The Supreme Court clarified that where consent is vitiated by threat or a state of psychological subjugation, the resignation must be considered null and void. In such cases, the employment relationship is deemed never to have ceased, with the consequent right to reinstatement and to payment of accrued wages.
The decision reaffirms a principle of particular importance: even where resignations are formally correct (for example, submitted through telematic procedures), the judge must always ascertain the true freedom of the employee’s will, protecting them against employer conduct that influences their choice.
17 July 2025
Health and safety at work
Training and safety: the employer is liable even where the accident results from the worker’s imprudent initiative
Supreme Court, Criminal Section IV
A newly hired worker suffered the amputation of his left hand while using a cutting machine. The company was accused of failing to provide adequate training and information on the risks associated with use of the machinery. The trial court acquitted the employer, finding that the accident was due to an abnormal conduct by the worker, who had operated the machine without authorization and in the absence of the experienced colleague.

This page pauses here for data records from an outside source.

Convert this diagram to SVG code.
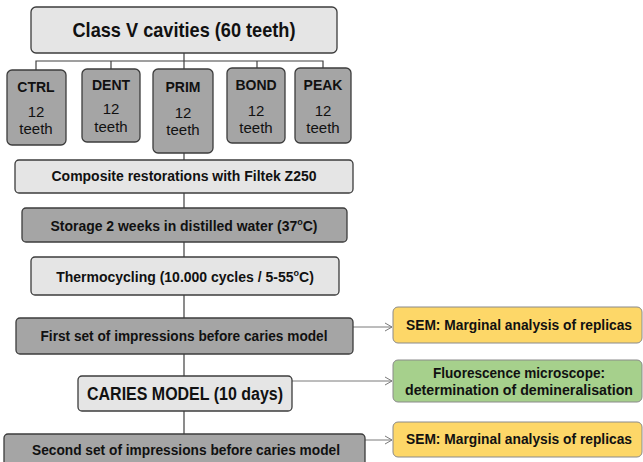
<svg xmlns="http://www.w3.org/2000/svg" width="643" height="462" viewBox="0 0 643 462">
<defs>
<style>
.lt{fill:#e5e5e5;stroke:#3c3c3c;stroke-width:1.3}
.dk{fill:#a5a5a5;stroke:#3c3c3c;stroke-width:1.3}
.ye{fill:#fdd768;stroke:#8a8a8a;stroke-width:1}
.gr{fill:#a6d08c;stroke:#8a8a8a;stroke-width:1}
text{font-family:"Liberation Sans",Arial,sans-serif;fill:#111;text-anchor:middle;dominant-baseline:central}
.b{font-weight:bold}
.sup{font-size:9px;baseline-shift:4px}
.line{stroke:#404040;stroke-width:1.2;fill:none}
.arr{stroke:#7a7a7a;stroke-width:1;fill:none}
</style>
<marker id="ah" markerWidth="10" markerHeight="10" refX="8" refY="5" orient="auto" markerUnits="userSpaceOnUse">
<path d="M1,1 L8,5 L1,9" fill="none" stroke="#7a7a7a" stroke-width="1"/>
</marker>
</defs>
<g id="connectors">
<path class="line" d="M184,53 V61 M36,70 V61 H323 V68 M111,61 V69 M184,61 V69 M257,61 V68"/>
<path class="line" d="M184,153 V160 M184,193 V208 M184,242 V257 M184,295 V318 M184,354 V376 M184,411 V434"/>
<line class="arr" x1="353" y1="327" x2="392" y2="327" marker-end="url(#ah)"/>
<line class="arr" x1="292" y1="381" x2="392" y2="381" marker-end="url(#ah)"/>
<line class="arr" x1="365" y1="440" x2="392" y2="440" marker-end="url(#ah)"/>
</g>
<g id="n-title"><rect class="lt" x="31" y="7" width="306" height="46" rx="5"/><text class="b" x="184" y="29" font-size="21" textLength="223" lengthAdjust="spacingAndGlyphs">Class V cavities (60 teeth)</text></g>
<g id="n-ctrl"><rect class="dk" x="7" y="70" width="59" height="75" rx="5"/><text class="b" x="36" y="87" font-size="14">CTRL</text><text x="36" y="111" font-size="15">12</text><text x="36" y="128" font-size="15">teeth</text></g>
<g id="n-dent"><rect class="dk" x="82" y="69" width="58" height="73" rx="5"/><text class="b" x="111" y="85" font-size="14">DENT</text><text x="111" y="108" font-size="15">12</text><text x="111" y="126" font-size="15">teeth</text></g>
<g id="n-prim"><rect class="dk" x="153" y="69" width="60" height="84" rx="5"/><text class="b" x="183" y="87" font-size="14">PRIM</text><text x="183" y="112" font-size="15">12</text><text x="183" y="129" font-size="15">teeth</text></g>
<g id="n-bond"><rect class="dk" x="227" y="68" width="58" height="75" rx="5"/><text class="b" x="256" y="85" font-size="14">BOND</text><text x="256" y="110" font-size="15">12</text><text x="256" y="127" font-size="15">teeth</text></g>
<g id="n-peak"><rect class="dk" x="295" y="68" width="56" height="75" rx="5"/><text class="b" x="323" y="85" font-size="14">PEAK</text><text x="323" y="110" font-size="15">12</text><text x="323" y="127" font-size="15">teeth</text></g>
<g id="n-composite"><rect class="lt" x="15" y="160" width="338" height="33" rx="4"/><text class="b" x="184" y="176" font-size="14" textLength="265" lengthAdjust="spacingAndGlyphs">Composite restorations with Filtek Z250</text></g>
<g id="n-storage"><rect class="dk" x="22" y="208" width="325" height="34" rx="4"/><text class="b" x="184" y="226" font-size="14" textLength="267" lengthAdjust="spacingAndGlyphs">Storage 2 weeks in distilled water (37<tspan class="sup">o</tspan>C)</text></g>
<g id="n-thermo"><rect class="lt" x="31" y="257" width="308" height="38" rx="4"/><text class="b" x="185" y="277" font-size="14">Thermocycling (10.000 cycles / 5-55<tspan class="sup">o</tspan>C)</text></g>
<g id="n-first"><rect class="dk" x="16" y="318" width="337" height="36" rx="4"/><text class="b" x="184" y="336" font-size="14" textLength="287" lengthAdjust="spacingAndGlyphs">First set of impressions before caries model</text></g>
<g id="n-caries"><rect class="lt" x="78" y="376" width="214" height="35" rx="4"/><text class="b" x="185" y="394" font-size="18" textLength="196" lengthAdjust="spacingAndGlyphs">CARIES MODEL (10 days)</text></g>
<g id="n-second"><rect class="dk" x="4" y="434" width="361" height="40" rx="4"/><text class="b" x="186" y="450" font-size="14" textLength="308" lengthAdjust="spacingAndGlyphs">Second set of impressions before caries model</text></g>
<g id="n-sem1"><rect class="ye" x="393" y="307" width="249" height="36" rx="5"/><text class="b" x="519" y="325" font-size="14" textLength="226" lengthAdjust="spacingAndGlyphs">SEM: Marginal analysis of replicas</text></g>
<g id="n-fluo"><rect class="gr" x="393" y="360" width="249" height="42" rx="5"/><text class="b" x="519" y="373" font-size="14" textLength="172" lengthAdjust="spacingAndGlyphs">Fluorescence microscope:</text><text class="b" x="519" y="390" font-size="14" textLength="228" lengthAdjust="spacingAndGlyphs">determination of demineralisation</text></g>
<g id="n-sem2"><rect class="ye" x="393" y="422" width="249" height="35" rx="5"/><text class="b" x="519" y="439" font-size="14" textLength="226" lengthAdjust="spacingAndGlyphs">SEM: Marginal analysis of replicas</text></g>
</svg>
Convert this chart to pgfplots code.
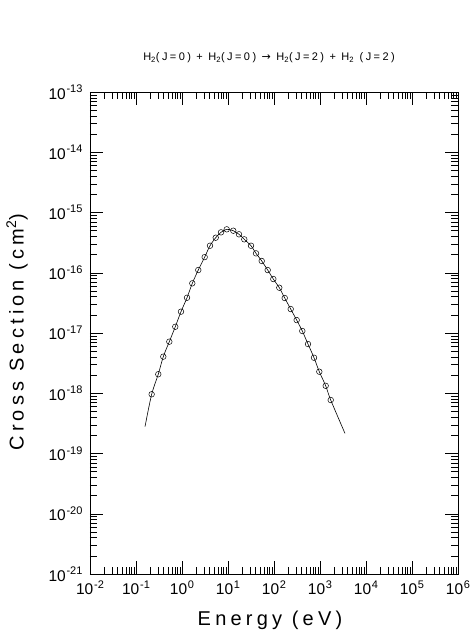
\documentclass[border=0pt]{standalone}
\usepackage{fontspec}
\setmainfont{Liberation Sans}
\newfontfamily\arrowfont{DejaVu Sans}
\usepackage{pgfplots}
\pgfplotsset{compat=1.18}
\newcommand\tp[1]{10\kern0.8pt\raisebox{0.42em}{\fontsize{11}{12}\selectfont #1}}
\begin{document}
\begin{tikzpicture}
\path[use as bounding box] (-90pt,-60pt) rectangle (380pt,574pt);
\begin{loglogaxis}[
  scale only axis, width=368pt, height=482pt,
  xmin=1e-2, xmax=1e6, ymin=1e-21, ymax=1e-13,
  tick align=inside, major tick length=13pt, minor tick length=7pt,
  axis line style={line width=0.7pt},
  every tick/.style={black, line width=0.5pt},
  xtick={1e-2,1e-1,1,10,100,1e3,1e4,1e5,1e6},
  xticklabels={\tp{-2},\tp{-1},\tp{0},\tp{1},\tp{2},\tp{3},\tp{4},\tp{5},\tp{6}},
  ytick={1e-21,1e-20,1e-19,1e-18,1e-17,1e-16,1e-15,1e-14,1e-13},
  yticklabels={\tp{-21},\tp{-20},\tp{-19},\tp{-18},\tp{-17},\tp{-16},\tp{-15},\tp{-14},\tp{-13}},
  minor xtick={2e-2,3e-2,4e-2,5e-2,6e-2,7e-2,8e-2,9e-2,
    2e-1,3e-1,4e-1,5e-1,6e-1,7e-1,8e-1,9e-1,
    2,3,4,5,6,7,8,9,20,30,40,50,60,70,80,90,
    200,300,400,500,600,700,800,900,
    2e3,3e3,4e3,5e3,6e3,7e3,8e3,9e3,
    2e4,3e4,4e4,5e4,6e4,7e4,8e4,9e4,
    2e5,3e5,4e5,5e5,6e5,7e5,8e5,9e5},
  minor ytick={2e-21,3e-21,4e-21,5e-21,6e-21,7e-21,8e-21,9e-21,
    2e-20,3e-20,4e-20,5e-20,6e-20,7e-20,8e-20,9e-20,
    2e-19,3e-19,4e-19,5e-19,6e-19,7e-19,8e-19,9e-19,
    2e-18,3e-18,4e-18,5e-18,6e-18,7e-18,8e-18,9e-18,
    2e-17,3e-17,4e-17,5e-17,6e-17,7e-17,8e-17,9e-17,
    2e-16,3e-16,4e-16,5e-16,6e-16,7e-16,8e-16,9e-16,
    2e-15,3e-15,4e-15,5e-15,6e-15,7e-15,8e-15,9e-15,
    2e-14,3e-14,4e-14,5e-14,6e-14,7e-14,8e-14,9e-14},
  ticklabel style={font=\fontsize{15.5}{18}\selectfont},
  yticklabel style={xshift=-4pt},
  xticklabel style={yshift=-3pt},
]
\addplot[black, line width=0.6pt, smooth, tension=0.5] coordinates {
(0.157,2.79e-19) (0.219,9.62e-19) (0.305,2.07e-18) (0.392,4.05e-18)
(0.530,7.18e-18) (0.714,1.27e-17) (0.951,2.26e-17) (1.285,3.85e-17)
(1.675,6.68e-17) (2.259,1.11e-16) (3.112,1.82e-16) (4.064,2.81e-16)
(5.408,3.82e-16) (7.047,4.69e-16) (9.376,5.26e-16) (13.03,4.99e-16)
(17.34,4.35e-16) (22.59,3.59e-16) (31.62,2.81e-16) (40.64,2.10e-16)
(54.08,1.57e-16) (72.95,1.11e-16) (96.6,7.87e-17) (130.3,5.65e-17)
(171.0,3.81e-17) (230.7,2.50e-17) (311.2,1.64e-17) (412.1,1.08e-17)
(548.3,6.56e-18) (741.3,3.89e-18) (966.1,2.28e-18) (1330,1.33e-18)
(1710,7.73e-19) (3491,2.16e-19)
};
\addplot[only marks, mark=o, mark size=2.8pt, mark options={black, line width=0.5pt}] coordinates {
(0.219,9.62e-19) (0.305,2.07e-18) (0.392,4.05e-18)
(0.530,7.18e-18) (0.714,1.27e-17) (0.951,2.26e-17) (1.285,3.85e-17)
(1.675,6.68e-17) (2.259,1.11e-16) (3.112,1.82e-16) (4.064,2.81e-16)
(5.408,3.82e-16) (7.047,4.69e-16) (9.376,5.26e-16) (13.03,4.99e-16)
(17.34,4.35e-16) (22.59,3.59e-16) (31.62,2.81e-16) (40.64,2.10e-16)
(54.08,1.57e-16) (72.95,1.11e-16) (96.6,7.87e-17) (130.3,5.65e-17)
(171.0,3.81e-17) (230.7,2.50e-17) (311.2,1.64e-17) (412.1,1.08e-17)
(548.3,6.56e-18) (741.3,3.89e-18) (966.1,2.28e-18) (1330,1.33e-18)
(1710,7.73e-19)
};
\end{loglogaxis}
\node[font=\fontsize{11}{13}\selectfont\addfontfeatures{LetterSpace=22}] at (179pt,516pt)
  {H\textsubscript{2}(J=0) + H\textsubscript{2}(J=0) {\arrowfont\fontsize{11}{13}\selectfont →} H\textsubscript{2}(J=2) + H\textsubscript{2} (J=2)};
\node[font=\fontsize{20}{24}\selectfont\addfontfeatures{LetterSpace=21}] at (180pt,-46pt) {Energy (eV)};
\node[font=\fontsize{20}{24}\selectfont\addfontfeatures{LetterSpace=21}, rotate=90] at (-73pt,242pt) {Cross Section (cm\textsuperscript{2})};
\end{tikzpicture}
\end{document}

The Supreme Court overturned that decision, clarifying that employer liability cannot be excluded where the event occurs within the risk area that the employer is required to manage. Employers must ensure safe working conditions also in anticipation of imprudent conduct by workers, unless such conduct is entirely extraneous to the assigned duties or radically unforeseeable.
In the present case, the activity carried out by the worker, although imprudent, nonetheless fell within the operational context for which he had been hired. Consequently, the lack of training and information constituted a decisive violation for the purposes of the accident. The Court thus reiterated that the employer’s duty of safety extends also to situations in which the worker’s imprudent initiative is not wholly unrelated to the tasks assigned.